Methylaluminoxane’s Molecular Cousin: A Well-defined and “Complete” Al-Activator for Molecular Olefin Polymerization Catalysts
Francesco Zaccaria, Cristiano Zuccaccia, Roberta Cipullo, Peter H. M. Budzelaar, Antonio Vittoria, Alceo Macchioni, Vincenzo Busico, Christian Ehm
Abstract
Catalytic activity in olefin polymerization depends not only on the catalyst but also, crucially, on activator/alkylator/scavenger "packages." Along with binary mixtures containing Lewis or Brønsted acids and Al-alkyl systems, methylaluminoxane (MAO), a still ill-defined oligomeric compound, is the only single-component cocatalyst known to fulfill all three roles effectively and simultaneously.
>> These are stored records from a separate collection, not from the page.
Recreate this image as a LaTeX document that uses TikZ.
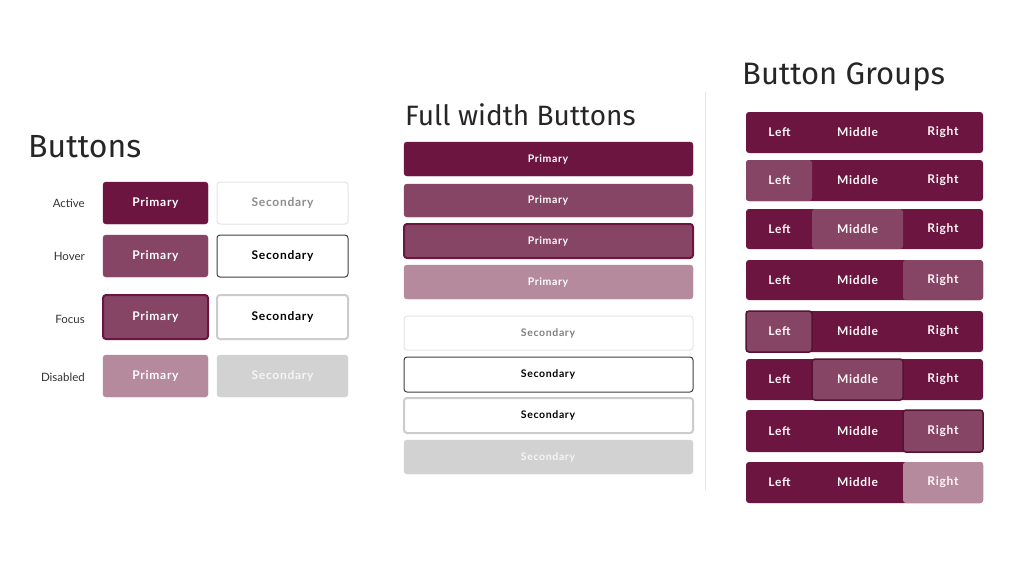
\documentclass[tikz,border=0pt]{standalone}
\usepackage{fontspec}
\setmainfont{Lato}
\newfontfamily\btn[LetterSpace=6]{Lato}
\newfontfamily\ttl{Fira Sans}
\definecolor{pdark}{HTML}{6B1540}
\definecolor{phov}{HTML}{874566}
\definecolor{pdis}{HTML}{B58A9D}
\definecolor{gdis}{HTML}{D2D2D2}
\definecolor{gline}{HTML}{E4E4E4}
\tikzset{
  bt/.style={font=\btn\bfseries\fontsize{12}{14}\selectfont, text=white, inner sep=0},
  sec/.style={font=\btn\bfseries\fontsize{12}{14}\selectfont, text=black, inner sep=0},
  lbl/.style={font=\fontsize{11.5}{13}\selectfont, text=black!80, anchor=east, inner sep=0},
  title/.style={font=\ttl\fontsize{32}{36}\selectfont, text=black!85, anchor=west, inner sep=0},
}
\newcommand{\rbox}[6]{% x1 y1 x2 y2 fill draw
  \fill[#5,rounded corners=3pt] (#1,#2) rectangle (#3,#4);
  \draw[#6,rounded corners=3pt] (#1,#2) rectangle (#3,#4);}
\begin{document}
\begin{tikzpicture}[x=1pt,y=-1pt]
\useasboundingbox (0,0) rectangle (1024,576);
\fill[white] (0,0) rectangle (1024,576);
% ---------- Buttons
\node[title] (t1) at (28,147) {Buttons};
\node[lbl] (l1) at (85,203) {Active};
\node[lbl] (l2) at (85,256) {Hover};
\node[lbl] (l3) at (85,319) {Focus};
\node[lbl] (l4) at (85,377) {Disabled};
\rbox{103}{182}{208}{224}{pdark}{pdark}
\rbox{103}{235}{208}{277}{phov}{phov}
\rbox{103}{295}{208}{339}{phov}{pdark,line width=2pt}
\rbox{103}{355}{208}{397}{pdis}{pdis}
\node[bt] (p1) at (155.5,203) {Primary};
\node[bt] (p2) at (155.5,256) {Primary};
\node[bt] (p3) at (155.5,317) {Primary};
\node[bt] (p4) at (155.5,376) {Primary};
\rbox{217}{182}{348}{224}{white}{gline,line width=1pt}
\rbox{217}{235}{348}{277}{white}{black!75,line width=1pt}
\rbox{217}{295}{348}{339}{white}{black!20,line width=2pt}
\rbox{217}{355}{348}{397}{gdis}{gdis}
\node[sec,text=black!45] (s1) at (282.5,203) {Secondary};
\node[sec] (s2) at (282.5,256) {Secondary};
\node[sec] (s3) at (282.5,317) {Secondary};
\node[sec,text=white!92!gray] (s4) at (282.5,376) {Secondary};
% ---------- Full width
\node[title,font=\ttl\fontsize{28}{32}\selectfont] (t2) at (405,115) {Full width Buttons};
\tikzset{fb/.style={font=\btn\bfseries\fontsize{10.5}{12}\selectfont, inner sep=0}}
\rbox{404}{142}{693}{176}{pdark}{pdark}
\rbox{404}{184}{693}{217}{phov}{phov}
\rbox{404}{224}{693}{258}{phov}{pdark,line width=2pt}
\rbox{404}{265}{693}{299}{pdis}{pdis}
\rbox{404}{316}{693}{350}{white}{gline,line width=1pt}
\rbox{404}{357}{693}{392}{white}{black!75,line width=1pt}
\rbox{404}{398}{693}{433}{white}{black!20,line width=2pt}
\rbox{404}{440}{693}{474}{gdis}{gdis}
\node[fb,text=white] (f1) at (548,159) {Primary};
\node[fb,text=white] (f2) at (548,200) {Primary};
\node[fb,text=white] (f3) at (548,241) {Primary};
\node[fb,text=white] (f4) at (548,282) {Primary};
\node[fb,text=black!50] (f5) at (548,333) {Secondary};
\node[fb,text=black] (f6) at (548,374) {Secondary};
\node[fb,text=black] (f7) at (548,415) {Secondary};
\node[fb,text=white!92!gray] (f8) at (548,457) {Secondary};
\draw[gline,line width=1pt] (705,92) -- (705,490);
% ---------- Button groups
\node[title,font=\ttl\fontsize{31}{34}\selectfont] (t3) at (742,77) {Button Groups};
\tikzset{gb/.style={font=\btn\bfseries\fontsize{12}{14}\selectfont, text=white!90!pink, inner sep=0}}
\foreach \ya/\yb/\hl/\mode [count=\i] in {112/153/0/0, 160/201/1/1, 209/249/2/1, 260/300/3/1, 311/352/1/2, 359/400/2/2, 410/452/3/2, 462/503/3/3}{
  \fill[pdark,rounded corners=3pt] (746,\ya) rectangle (983,\yb);
  \ifnum\hl=1 \def\xa{746}\def\xb{812}\fi
  \ifnum\hl=2 \def\xa{812}\def\xb{903}\fi
  \ifnum\hl=3 \def\xa{903}\def\xb{983}\fi
  \ifnum\hl>0
    \ifnum\mode=3 \fill[pdis,rounded corners=3pt] (\xa,\ya) rectangle (\xb,\yb);\fi
    \ifnum\mode=1 \fill[phov,rounded corners=3pt] (\xa,\ya) rectangle (\xb,\yb);\fi
    \ifnum\mode=2 \fill[phov,draw=pdark!80!black,line width=1.5pt,rounded corners=3pt] (\xa,\ya) rectangle (\xb,\yb);\fi
  \fi
  \node[gb] (gl\i) at (779.5,{(\ya+\yb)/2}) {Left};
  \node[gb] (gm\i) at (857.5,{(\ya+\yb)/2}) {Middle};
  \node[gb] (gr\i) at (943,{(\ya+\yb)/2}) {Right};
}
\end{tikzpicture}
\end{document}
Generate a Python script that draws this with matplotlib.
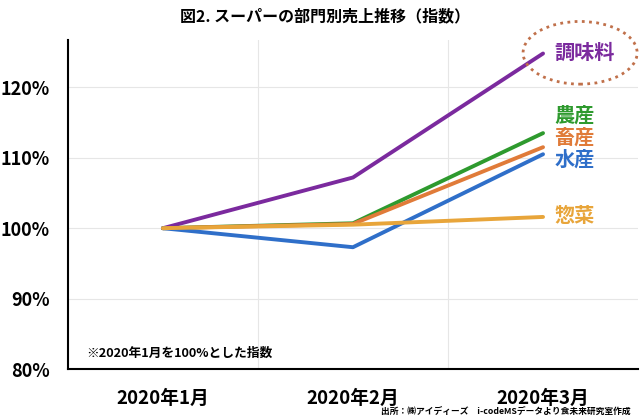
import matplotlib
matplotlib.use('Agg')
import matplotlib.pyplot as plt
from matplotlib.patches import Ellipse

plt.rcParams['font.family'] = ['Noto Sans CJK JP', 'DejaVu Sans']

# データ（2020年1月 = 100 とした指数）
months = ['2020年1月', '2020年2月', '2020年3月']
seasoning = [100.0, 107.2, 124.8]   # 調味料
agri = [100.0, 100.7, 113.5]        # 農産
livestock = [100.0, 100.6, 111.5]   # 畜産
fishery = [100.0, 97.3, 110.5]      # 水産
deli = [100.0, 100.5, 101.6]        # 惣菜
yticks = [80, 90, 100, 110, 120]

series = [
    ('調味料', seasoning, '#7B2A9E'),
    ('農産', agri, '#2E9A2E'),
    ('畜産', livestock, '#E07B39'),
    ('水産', fishery, '#2F6FC9'),
    ('惣菜', deli, '#E8A53A'),
]
label_y = {'調味料': 125.0, '農産': 116.0, '畜産': 112.9, '水産': 109.8, '惣菜': 101.8}

fig = plt.figure(figsize=(6.4, 4.18), dpi=100)
ax = fig.add_axes([0.106, 0.117, 0.891, 0.787])

x = list(range(len(months)))
for name, vals, col in series:
    ax.plot(x, vals, color=col, lw=2.8, solid_capstyle='round', zorder=3)
    ax.text(2.06, label_y[name], name, color=col, fontsize=14.5, fontweight='bold',
            va='center', ha='left')

# 調味料を囲む点線の楕円
ell = Ellipse((2.195, 124.9), 0.6, 8.9, fill=False, ec='#C0704A', ls=(0, (1, 1.6)), lw=2,
              clip_on=False, zorder=4)
ax.add_patch(ell)

ax.set_xlim(-0.5, 2.5)
ax.set_ylim(80, 126.7)
ax.set_xticks(x)
ax.set_xticklabels(months, fontsize=13.5, fontweight='bold')
ax.set_yticks(yticks)
ax.set_yticklabels([f'{v}%' for v in yticks], fontsize=13, fontweight='bold')
ax.tick_params(axis='y', length=0, pad=13)
ax.tick_params(axis='x', length=0, pad=14)

ax.set_xticks([0.5, 1.5], minor=True)
ax.tick_params(axis='x', which='minor', length=0)
ax.grid(True, which='major', axis='y', color='#E6E6E6', lw=0.8)
ax.grid(True, which='minor', axis='x', color='#E6E6E6', lw=0.8)
ax.set_axisbelow(True)

for s in ['top', 'right']:
    ax.spines[s].set_visible(False)
ax.spines['left'].set_linewidth(1.5)
ax.spines['bottom'].set_linewidth(1.5)

fig.text(0.508, 0.962, '図2. スーパーの部門別売上推移（指数）', ha='center', va='center',
         fontsize=11.5, fontweight='bold')
ax.text(0.033, 0.049, '※2020年1月を100%とした指数', transform=ax.transAxes,
        fontsize=9.2, fontweight='bold', va='center')
fig.text(0.985, 0.004, '出所：㈱アイディーズ　i-codeMSデータより食未来研究室作成',
         ha='right', va='bottom', fontsize=6.3, fontweight='bold')

fig.savefig('out.png', dpi=100)
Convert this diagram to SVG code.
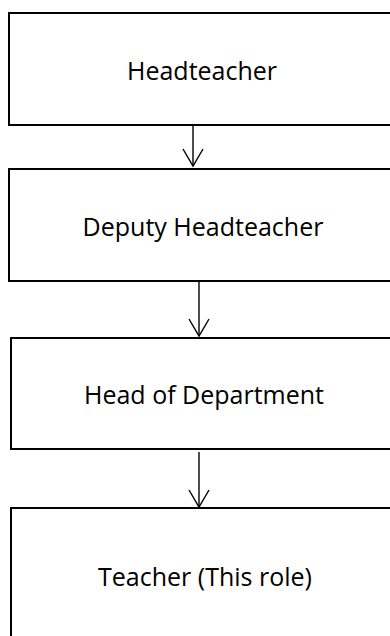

Herein, we report a simple molecular alternative, Al-H-Al+[B(C6F5)4]−, an unusual borate salt containing a homodinuclear Al-cation (Al-H-Al+ = [iBu2(DMA)Al]2(μ-H)+). Unlike the simpler [AliBu2]+[B(C6F5)4]−, this species is easily synthesizable and stable at room temperature. Importantly, Al-H-Al+[B(C6F5)4]− can be used as a stand-alone cocatalyst for molecular olefin polymerization catalysis, representing an unprecedented molecular activator able to completely activate dichloride metallocene and prototypical post-metallocene precatalysts. Furthermore, spectroscopic and polymerization studies suggest that Al-H-Al+ is the true activating species formed in situ in the binary cocatalyst [PhMe2NH]+[B(C6F5)4]−/AliBu3. As little as 50 equiv of Al-H-Al+[B(C6F5)4]− are required for efficient catalyst activation and impurity scavenging, orders of magnitude below the amounts usually required with MAO or AliBu3. The high, yet "tamed," Lewis acidity of cationic Al-H-Al+ is likely responsible for the increased scavenging ability. Unlike MAO, the well-defined structure of Al-H-Al+[B(C6F5)4]− offers easy avenues for further tuning, making it the prototype of a promising cocatalyst family.